Copy each line that has the string "matplotlib" somewhere in it.

○ ○ ○ ○

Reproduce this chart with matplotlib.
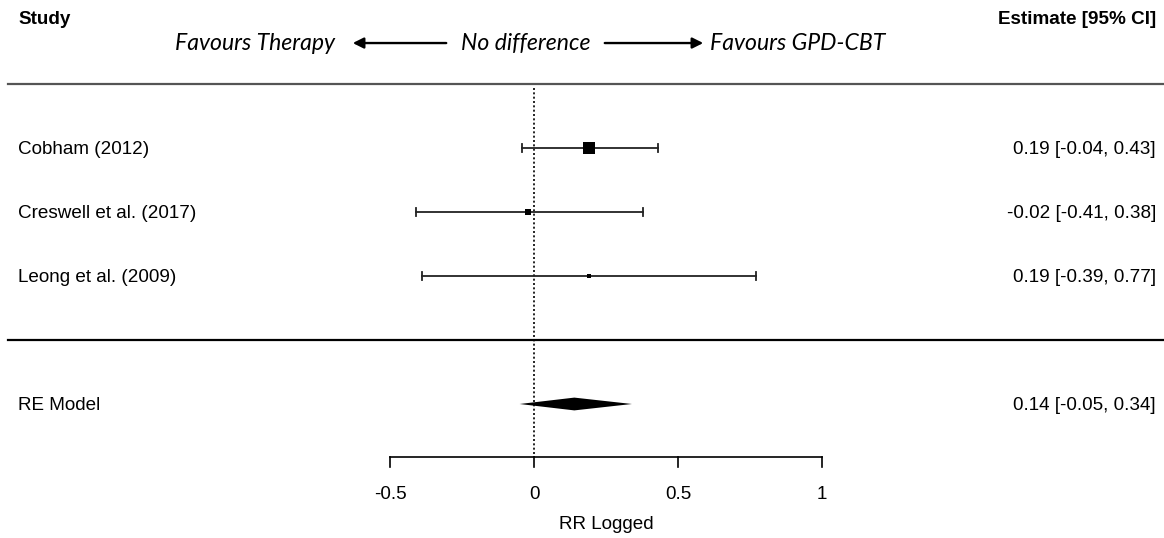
import numpy as np
import matplotlib
matplotlib.use("Agg")
import matplotlib.pyplot as plt

# Daten (RR logged)
studies = ["Cobham (2012)", "Creswell et al. (2017)", "Leong et al. (2009)"]
est = [0.19, -0.02, 0.19]
ci_lo = [-0.04, -0.41, -0.39]
ci_hi = [0.43, 0.38, 0.77]
re_label = "RE Model"
re_est, re_lo, re_hi = 0.14, -0.05, 0.34
xticks = [-0.5, 0, 0.5, 1]
xlabel = "RR Logged"

plt.rcParams['font.family'] = ['Liberation Sans', 'DejaVu Sans']

W, H = 1164, 538
fig = plt.figure(figsize=(W / 100, H / 100), dpi=100)
ax = fig.add_axes([0, 0, 1, 1])
ax.axis('off')

# x: 0 -> 534 px, 288 px pro Einheit; y: Zeilen zu je 64 px, y=0 bei 340 px
x0, sx = 534, 288
y0, sy = 340, 64
ax.set_xlim(-x0 / sx, (W - x0) / sx)
ax.set_ylim(-(H - y0) / sy, y0 / sy)

k = len(studies)
rows = np.arange(k, 0, -1)
xl = ax.get_xlim()
fs = 13.6
dy = 0.03  # kleine Textverschiebung nach unten

# Gewichte wie bei metafor: 1/SE^2, Punktgroesse 0.5..1.5
se = (np.array(ci_hi) - np.array(ci_lo)) / 3.92
w = 1 / se**2
psize = (w - w.min()) / (w.max() - w.min()) + 0.5

# horizontale Linien
ax.plot([xl[0] + 8 / sx, xl[1]], [k + 1, k + 1], color='#555555', lw=1.6)
ax.plot([xl[0] + 8 / sx, xl[1]], [0, 0], color='black', lw=1.6)

# Nulllinie
ax.plot([0, 0], [k + 0.93, -1.83], color='black', lw=1.2, ls=(0, (1.2, 1.4)))

cap = 0.07
for i, r in enumerate(rows):
    e, lo, hi = est[i], ci_lo[i], ci_hi[i]
    ax.plot([lo, hi], [r, r], color='#222222', lw=1.3)
    ax.plot([lo, lo], [r - cap, r + cap], color='#222222', lw=1.3)
    ax.plot([hi, hi], [r - cap, r + cap], color='#222222', lw=1.3)
    ax.plot(e, r, marker='s', color='black', ms=psize[i] * 5.8, mew=0)
    ax.text(18 / sx + xl[0], r - dy, studies[i], ha='left', va='center', fontsize=fs)
    ax.text(xl[1] - 8 / sx, r - dy, f"{e:.2f} [{lo:.2f}, {hi:.2f}]", ha='right', va='center', fontsize=fs)

# RE Modell
yr = -1
ax.fill([re_lo, re_est, re_hi, re_est], [yr, yr + 0.1, yr, yr - 0.1], color='black', lw=0)
ax.text(18 / sx + xl[0], yr - dy, re_label, ha='left', va='center', fontsize=fs)
ax.text(xl[1] - 8 / sx, yr - dy, f"{re_est:.2f} [{re_lo:.2f}, {re_hi:.2f}]", ha='right', va='center', fontsize=fs)

# x-Achse
ya = -1.83
ax.plot([xticks[0], xticks[-1]], [ya, ya], color='black', lw=1.2)
for t in xticks:
    ax.plot([t, t], [ya, ya - 0.16], color='black', lw=1.2)
    ax.text(t, ya - 0.58, f"{t:g}", ha='center', va='center', fontsize=fs)
ax.text(np.mean([xticks[0], xticks[-1]]), ya - 1.05, xlabel, ha='center', va='center', fontsize=fs)

# Kopfzeile
ax.text(18 / sx + xl[0], 5.03 - dy, "Study", ha='left', va='center', fontsize=fs, fontweight='bold')
ax.text(xl[1] - 8 / sx, 5.03 - dy, "Estimate [95% CI]", ha='right', va='center', fontsize=fs, fontweight='bold')

yh = 4.64
ifont = dict(fontsize=16.6, style='italic', family=['Lato', 'DejaVu Sans'], va='center')
ax.text((335 - x0) / sx, yh, "Favours Therapy", ha='right', **ifont)
ax.text((525.5 - x0) / sx, yh, "No difference", ha='center', **ifont)
ax.text((710 - x0) / sx, yh, "Favours GPD-CBT", ha='left', **ifont)
arr = dict(arrowstyle='-|>', color='black', lw=1.7, mutation_scale=16)
ax.annotate('', xy=((350 - x0) / sx, yh), xytext=((449 - x0) / sx, yh), arrowprops=arr)
ax.annotate('', xy=((706 - x0) / sx, yh), xytext=((602 - x0) / sx, yh), arrowprops=arr)

fig.savefig("out.png", dpi=100)
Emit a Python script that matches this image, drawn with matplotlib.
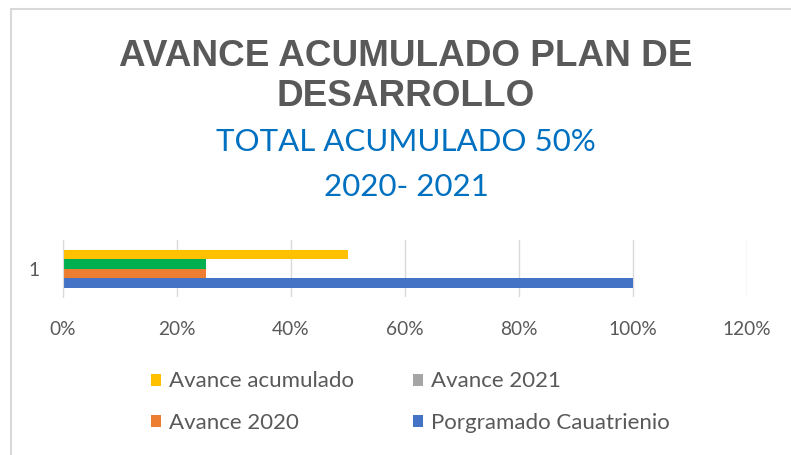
import matplotlib
matplotlib.use('Agg')
import matplotlib.pyplot as plt
from matplotlib.patches import Patch, Rectangle

# datos
categorias = ['1']
series = ['Porgramado Cauatrienio', 'Avance 2020', 'Avance 2021', 'Avance acumulado']
valores = [1.00, 0.25, 0.25, 0.50]
colores_barra = ['#4472C4', '#ED7D31', '#00B050', '#FFC000']
colores_leyenda = ['#4472C4', '#ED7D31', '#A5A5A5', '#FFC000']
ticks_x = [0, 0.2, 0.4, 0.6, 0.8, 1.0, 1.2]

gris = '#595959'
azul = '#0070C0'

fig = plt.figure(figsize=(7.91, 4.55), dpi=100)
fig.patch.set_facecolor('white')

# marco del grafico
fig.patches.append(Rectangle((11/791, -0.1), 1.2, 1 - 9/455 + 0.1, transform=fig.transFigure,
                             fill=False, edgecolor='#D9D9D9', linewidth=1.5))

ax = fig.add_axes([63/791, 1 - 297/455, 684/791, 57/455])

h = 9.5 / 57
for i, (s, v, c) in enumerate(zip(series, valores, colores_barra)):
    ax.barh((i - 1.5) * h, v, height=h, color=c, label=s)

ax.set_xlim(0, 1.2)
ax.set_ylim(-0.5, 0.5)
ax.set_xticks(ticks_x)
ax.set_xticklabels([f'{int(round(t * 100))}%' for t in ticks_x])
ax.set_yticks([0])
ax.set_yticklabels(categorias)
ax.grid(axis='x', color='#D9D9D9', linewidth=1)
ax.set_axisbelow(True)
for sp in ['top', 'right', 'bottom']:
    ax.spines[sp].set_visible(False)
ax.spines['left'].set_color('#D9D9D9')
ax.tick_params(length=0, labelsize=13.8, labelcolor=gris)
ax.tick_params(axis='x', pad=17)
ax.tick_params(axis='y', pad=17)
for lbl in ax.get_xticklabels() + ax.get_yticklabels():
    lbl.set_fontfamily('Lato')

# titulos
xc = 406 / 791
fig.text(xc, 1 - 57/455, 'AVANCE ACUMULADO PLAN DE', ha='center', va='center',
         fontsize=26.6, fontweight='bold', color=gris, family='Liberation Sans')
fig.text(xc, 1 - 97/455, 'DESARROLLO', ha='center', va='center',
         fontsize=26.6, fontweight='bold', color=gris, family='Liberation Sans')
fig.text(xc, 1 - 142/455, 'TOTAL ACUMULADO 50%', ha='center', va='center',
         fontsize=22.5, color=azul, family='Lato')
fig.text(xc, 1 - 187/455, '2020- 2021', ha='center', va='center',
         fontsize=22.5, color=azul, family='Lato')

# leyenda (por filas: acumulado, 2021 / 2020, programado)
orden = [3, 1, 2, 0]
handles = [Patch(facecolor=colores_leyenda[i], edgecolor='none') for i in orden]
labels = [series[i] for i in orden]
fig.legend(handles, labels, ncol=2, loc='center', bbox_to_anchor=(410/791, 1 - 402/455),
           frameon=False, prop={'family': 'Lato', 'size': 16}, labelcolor=gris,
           handlelength=0.45, handleheight=0.45, handletextpad=0.36,
           columnspacing=2.66, labelspacing=0.95, borderpad=0, borderaxespad=0)

fig.savefig('out.png', dpi=100)
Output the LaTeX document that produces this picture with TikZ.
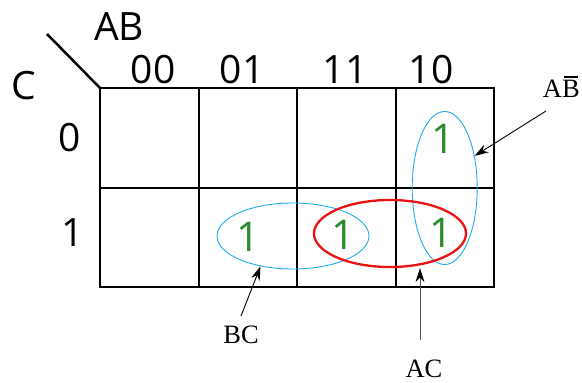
\documentclass[tikz,border=0pt]{standalone}
\usepackage{fontspec}
\setmainfont{Liberation Serif}
\newfontfamily\kfont{Open Sans}
\usetikzlibrary{shapes.geometric,arrows.meta}
\definecolor{kgreen}{RGB}{40,140,40}
\definecolor{kblue}{RGB}{30,170,235}
\definecolor{kred}{RGB}{235,20,20}
\newcommand{\barB}{\setbox0\hbox{B}\rlap{\hbox to \wd0{\hfil\rule[\dimexpr\ht0+2pt\relax]{0.82\wd0}{1.3pt}\hfil}}B}
\tikzset{
  big/.style={inner sep=0pt,font=\kfont\fontsize{39}{39}\selectfont},
  one/.style={inner sep=0pt,text=kgreen,font=\kfont\fontsize{41}{41}\selectfont},
  lbl/.style={inner sep=0pt,font=\fontsize{26.5}{26.5}\selectfont},
  loop/.style={ellipse,draw=kblue,line width=0.9pt,inner sep=0pt},
  redloop/.style={ellipse,draw=kred,line width=2.3pt,inner sep=0pt},
  grid/.style={line width=1.5pt},
  arr/.style={-{Stealth[length=14pt,width=9pt,color=black]},line width=0.9pt}
}
\begin{document}
\begin{tikzpicture}[x=1pt,y=-1pt]
\useasboundingbox (0,0) rectangle (582,383);
% grid
\draw[grid] (100,88) rectangle (494,287);
\draw[grid] (100,188) -- (494,188);
\draw[grid] (199,88) -- (199,287);
\draw[grid] (297,88) -- (297,287);
\draw[grid] (396,88) -- (396,287);
\coordinate (corner) at (100,88);
\coordinate (dstart) at (47,34);
\draw[line width=2.5pt] (dstart) -- (corner);
% headers
\node[big] (ab) at (119,27) {AB};
\node[big] (c) at (24,86) {C};
\node[big] (h00) at (153,70) {00};
\node[big] (h01) at (242,70) {01};
\node[big] (h11) at (345,70) {11};
\node[big] (h10) at (431,70) {10};
\node[big] (r0) at (70,138) {0};
\node[big] (r1) at (73,233) {1};
% ones
\node[one] (o1) at (443,139) {1};
\node[one] (o2) at (248,237) {1};
\node[one] (o3) at (343,235) {1};
\node[one] (o4) at (441,233) {1};
% loops
\node[loop,minimum width=65pt,minimum height=153pt] (eAB) at (444.7,188) {};
\node[loop,minimum width=152pt,minimum height=66pt] (eBC) at (293,236) {};
\node[redloop,minimum width=152pt,minimum height=67pt] (eAC) at (390,233.5) {};
% labels
\node[lbl,anchor=base east] (lAB) at (580,97) {A\barB};
\node[lbl] (lBC) at (241,335) {BC};
\node[lbl] (lAC) at (424,369) {AC};
\coordinate (sAB) at (546,111);
\coordinate (sBC) at (241,316);
\coordinate (sAC) at (420,340);
\draw[arr] (sAB) -- (eAB.47);
\draw[arr] (sBC) -- (eBC.223);
\draw[arr,draw=black!65] (sAC) -- (sAC |- eAC.south);
\end{tikzpicture}
\end{document}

○ ○ ○ ○

- _Solution for this task_
Reproduce this chart with matplotlib.
import matplotlib
matplotlib.use("Agg")
import matplotlib.pyplot as plt
Emit a Python script that matches this image, drawn with matplotlib.
import matplotlib
matplotlib.use('Agg')
import matplotlib.pyplot as plt
from matplotlib.patches import Patch, Rectangle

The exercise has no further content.